Irish Tales on St. Patrick’s Day

thumb_saint_patricks_day_Hat_Shamrocks Happy St. Patrick’s Day!  I wondered how many posts I had written with an Irish theme or about an Irish author and found a few – one for middle schoolers.   If you need some inspiration to wear green today, try reading one:

On An Irish Island

It’s St. Patrick’s Day – Did You Find  Your  Pot of Gold

The Story of Lucy Gault

The Great Unexpected 

 

 

 

On An Irish Island for St. Patrick’s Day

If you can’t get to Ireland for St. Patrick’s Day, Robert Kanigel will escort you back to the old country in his tribute to the Great Blasket Island – On An Irish Island.

In the early twentieth century, the Gaelic language was slowly replaced by English across Ireland; only a few remote places held on to the traditions and the lilting Irish.
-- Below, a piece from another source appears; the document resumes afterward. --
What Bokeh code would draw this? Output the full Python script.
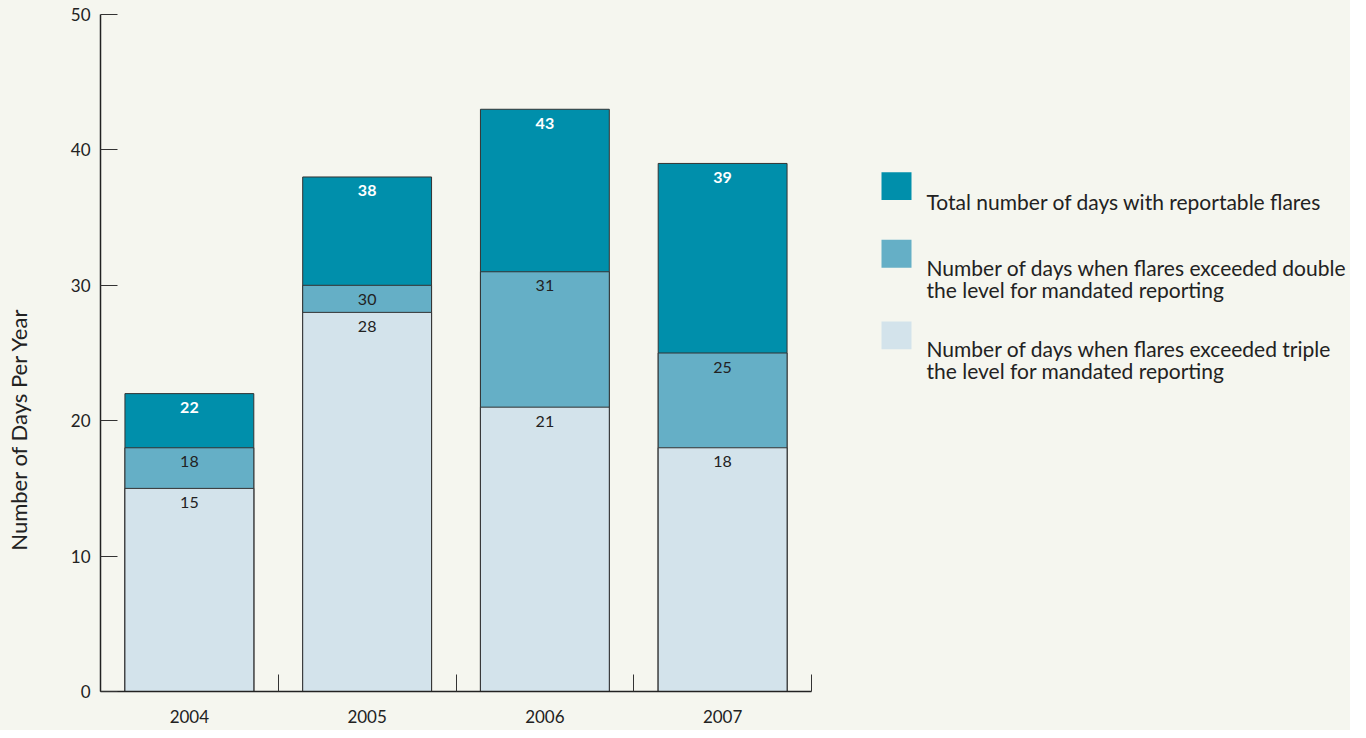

The Blasket Island, only three miles long and a half mile wide, with 150 inhabitants, not including sheep, donkeys, and chickens, had no electricity or telephones. But the Gaelic language that had died away on the mainland was alive there, and became the seed for germinating books and plays, and regenerating interest in the language. Young British writers and scholars, looking for ideas and solitude, traveled West to Blasket and found the pot of gold.

Kanigel describes the beauty of the cliffs, the sea, and a simple way of life. John Millington Synge was inspired to write his famous Irish play Playboy of the Western World, while staying on the island for a short time as the guest of the island king.

“Synge was given a small room just off the stone house’s main room. . . . In the evenings the house filled up with sometimes twenty or thirty people, talking, drinking, and dancing.”

St. Patrick’s Day seemed like a good day to start reading this celebration of the old Ireland that lives on in the literature of those who were influenced by the Blasket islanders.